We continued our analysis applying an NDVI (Normalized Difference Vegetation Index) analysis calculated on-the-fly over the sub-metric cloud-based imagery service, which is very useful to differentiate changes in vegetation. Figure 3 shows differences in the NDVI in the Lake Victoria Inner Murchison Bay between 2015 and 2018. Different values ranging from +1.0, to -1.0 are represented in these NDVI imagery. High levels of NDVI are represented in the green and yellow shades, while low NDVI values are pictured in the grey and pale rose colours. Very low NDVI values (for example, 0.1 or less) represent areas of barren rock, sand, or asphalt. Moderate NDVI values (approximately 0.2 to 0.5) represent sparse vegetation. Dense vegetation or crops at their peak growth stage are represented by High NDVI values (approximately 0.6 to 0.9).
This parameter is associated with the presence and healthiness of a plant. In this case, the bright green and yellow colours correspond to the algal bloom probably caused by the discharge of chemicals in the lake, which cause the overproduction of algae triggering a process called eutrophication.
Fig. 3 Cloud-based Change detection imagery service calculating NDVI index on-the-fly show the presence of vegetation, in Inner Murchison Bay, Lake Victoria between 2015 (left) and 2018 (right).
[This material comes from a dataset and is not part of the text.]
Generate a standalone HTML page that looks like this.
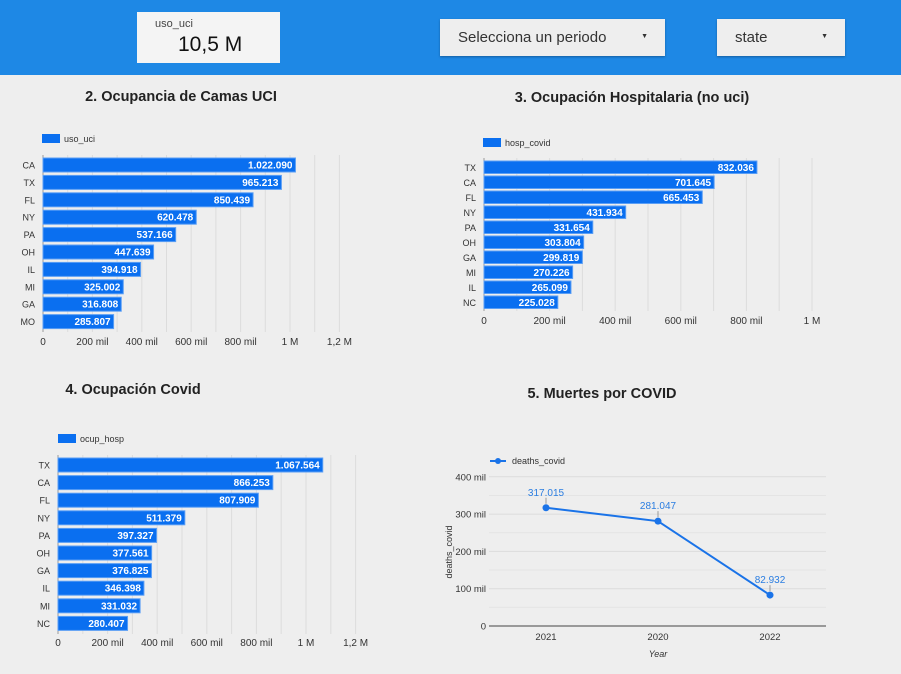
<!DOCTYPE html>
<html><head><meta charset="utf-8"><style>
body{margin:0;width:901px;height:674px;background:#eeeeee;font-family:"Liberation Sans",sans-serif;position:relative;overflow:hidden}
.hdr{position:absolute;left:0;top:0;width:901px;height:75px;background:#1e88e5}
.card{position:absolute;background:#f4f4f4}
.dd{position:absolute;background:#eeeeee;box-shadow:0 1px 2px rgba(0,0,0,.3);font-size:15px;color:#333}
.title{position:absolute;font-weight:bold;font-size:14.5px;color:#222;transform:translateX(-50%);white-space:nowrap}
svg{position:absolute;left:0;top:0}
</style></head><body>
<div class="hdr"></div>
<div class="card" style="left:137px;top:12px;width:143px;height:51px">
 <div style="position:absolute;left:18px;top:6px;font-size:11px;color:#444">uso_uci</div>
 <div style="position:absolute;left:41px;top:21px;font-size:21px;color:#111">10,5 M</div>
</div>
<div class="dd" style="left:440px;top:19px;width:225px;height:37px"><span style="position:absolute;left:18px;top:10px">Selecciona un periodo</span><span style="position:absolute;right:17px;top:14px;font-size:7px">▼</span></div>
<div class="dd" style="left:717px;top:19px;width:128px;height:37px"><span style="position:absolute;left:18px;top:10px">state</span><span style="position:absolute;right:17px;top:14px;font-size:7px">▼</span></div>
<div class="title" style="left:181px;top:89px">2. Ocupancia de Camas UCI</div>
<div class="title" style="left:632px;top:90px">3. Ocupación Hospitalaria (no uci)</div>
<div class="title" style="left:133px;top:382px">4. Ocupación Covid</div>
<div class="title" style="left:602px;top:386px">5. Muertes por COVID</div>
<svg id="s" width="901" height="674" font-family="Liberation Sans, sans-serif"></svg>
<script>
const c1Cats=["CA","TX","FL","NY","PA","OH","IL","MI","GA","MO"];
const c1Vals=[1022090,965213,850439,620478,537166,447639,394918,325002,316808,285807];
const c2Cats=["TX","CA","FL","NY","PA","OH","GA","MI","IL","NC"];
const c2Vals=[832036,701645,665453,431934,331654,303804,299819,270226,265099,225028];
const c3Cats=["TX","CA","FL","NY","PA","OH","GA","IL","MI","NC"];
const c3Vals=[1067564,866253,807909,511379,397327,377561,376825,346398,331032,280407];
const c5Cats=["2021","2020","2022"];
const c5Vals=[317015,281047,82932];
const barTicks=["0","200 mil","400 mil","600 mil","800 mil","1 M","1,2 M"];
const barTicks2=["0","200 mil","400 mil","600 mil","800 mil","1 M"];
const lineTicks=["0","100 mil","200 mil","300 mil","400 mil"];
const NS="http://www.w3.org/2000/svg";const S=document.getElementById('s');
function mk(t,a,txt){const e=document.createElementNS(NS,t);for(const k in a)e.setAttribute(k,a[k]);if(txt!=null)e.textContent=txt;S.appendChild(e);return e;}
function fmt(v){return v.toLocaleString('de-DE');}
function hbar(o){
 const x=v=>o.x0+v/1e6*o.pxM;
 for(let g=0;g<=o.gmax;g++){const e=mk('line',{x1:x(g*1e5),x2:x(g*1e5),y1:o.y0-3,y2:o.y0+o.pitch*o.cats.length,stroke:g?'#dcdcdc':'#999','stroke-width':1});}
 o.ticks.forEach((t,i)=>{const e=mk('text',{x:x(i*2e5),y:o.ty,'font-size':10,'text-anchor':'middle',fill:'#333'},t);});
 const lg=mk('rect',{x:o.lx,y:o.ly,width:18,height:9,fill:'#0a6ff0'});
 const lt=mk('text',{x:o.lx+22,y:o.ly+8,'font-size':9,fill:'#333'},o.name);
 o.cats.forEach((c,i)=>{const y=o.y0+i*o.pitch;
  const r=mk('rect',{x:o.x0,y:y,width:x(o.vals[i])-o.x0,height:o.bh,fill:'#0a6ff0',stroke:'#5a9ef5','stroke-width':1});
  const t=mk('text',{x:x(o.vals[i])-3,y:y+o.bh/2+3.5,'font-size':10,'font-weight':'bold','text-anchor':'end',fill:'#fff'},fmt(o.vals[i]));
  const l=mk('text',{x:o.x0-8,y:y+o.bh/2+3.5,'font-size':9,'text-anchor':'end',fill:'#333'},c);
 });
}
hbar({cats:c1Cats,vals:c1Vals,x0:43,pxM:247,y0:158,pitch:17.4,bh:14,gmax:12,ticks:barTicks,ty:345,lx:42,ly:134,name:'uso_uci'});
hbar({cats:c2Cats,vals:c2Vals,x0:484,pxM:328,y0:161,pitch:15,bh:12.5,gmax:10,ticks:barTicks2,ty:324,lx:483,ly:138,name:'hosp_covid'});
hbar({cats:c3Cats,vals:c3Vals,x0:58,pxM:248,y0:458,pitch:17.6,bh:14,gmax:12,ticks:barTicks,ty:646,lx:58,ly:434,name:'ocup_hosp'});
const lx0=489,lx1=826,ly0=626,pyK=0.373/1000;
const ly=v=>ly0-v*pyK;const lxp=i=>546+i*112;
lineTicks.forEach((t,i)=>{const v=i*1e5;
 const g=mk('line',{x1:lx0,x2:lx1,y1:ly(v),y2:ly(v),stroke:i?'#dcdcdc':'#999','stroke-width':i?1:2});
 if(i<4){const h=mk('line',{x1:lx0,x2:lx1,y1:ly(v+5e4),y2:ly(v+5e4),stroke:'#e4e4e4'});}
 const e=mk('text',{x:486,y:ly(v)+3.5,'font-size':9.5,'text-anchor':'end',fill:'#333'},t);});
const yt=mk('text',{x:0,y:0,'font-size':9,'text-anchor':'middle',fill:'#333',transform:'translate(452,552) rotate(-90)'},'deaths_covid');
const xt=mk('text',{x:658,y:657,'font-size':9,'font-style':'italic','text-anchor':'middle',fill:'#333'},'Year');
const pl=mk('polyline',{points:c5Vals.map((v,i)=>lxp(i)+','+ly(v)).join(' '),fill:'none',stroke:'#1a73e8','stroke-width':2});
c5Cats.forEach((c,i)=>{const cx=lxp(i),cy=ly(c5Vals[i]);
 const p=mk('circle',{cx:cx,cy:cy,r:3.5,fill:'#1a73e8'});
 const k=mk('line',{x1:cx,x2:cx,y1:cy-4,y2:cy-10,stroke:'#999'});
 const t=mk('text',{x:cx,y:cy-12,'font-size':10,'text-anchor':'middle',fill:'#2a7de1'},fmt(c5Vals[i]));
 const x=mk('text',{x:cx,y:640,'font-size':9.5,'text-anchor':'middle',fill:'#333'},c);});
const ll=mk('line',{x1:490,x2:506,y1:461,y2:461,stroke:'#1a73e8','stroke-width':2});
const lc=mk('circle',{cx:498,cy:461,r:3,fill:'#1a73e8'});
const lt=mk('text',{x:512,y:464,'font-size':9,fill:'#333'},'deaths_covid');
</script>
</body></html>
The green and yellow colours, representing high NDVI values, in the right imagery show the presence of high concentration of vegetation into the water.
The benefits of analytics-ready imagery services on the cloud
As showed in the previous section, cloud-based imagery services are crucial to fulfil the information needs to boost sustainable development and planning, providing up-to-date and sub-metric information data that can be used for the following purposes:
- As a base-map layer;
- To identify land that is suitable for development;
- To map and create digital models of features such as buildings, river streams, landmarks;
- To monitor the progress of projects;
- In combination with business intelligence software to compare project delivery figures against project areas;
- To identify and map informal settlements and visual counts of informal structures.
Very often, the images that governments and private companies have access to are outdated by two, three, or even more years. Thus, it is of utmost importance to provide them with timely updated imagery.
Additionally, some entities may rely on free sources of imagery that could be used for base-mapping, but the resolution of this data generally does not meet the parameter of sub-metric resolution that is needed for a thorough analysis and identification of independent structures and buildings. Another challenge when monitoring the progress of a project over a period of time is the amount of data and the large storage needed to store the imagery.
Delivering the data through a friendly-user imagery service provides a solution to all these challenges. In order to trigger the imagery service, users just need to define their area of interest, the frequency with which they need the data and their application or resolution needs. This enables users to easily access fresh, reliable and quality-assured imagery, directly onto their apps and desktops.
Hosting the data in Amazon Web Services using Esri ArcGIS technology, allows the user to have access from various devices and locations. The data doesn’t need to be downloaded nor stored. All the imagery can be accessed on the cloud and users can utilise the multi-temporal imagery service to start building valuable applications for monitoring, change detection and precision insights on the fly. In addition, the imagery service can be easily integrated through plugins in the users preferred GIS software packages.
Whether users are future-focused or exploring the past, they can get constant and reliable access to seamless data on the cloud and get any area of interest, every day, directly into their applications and desktops.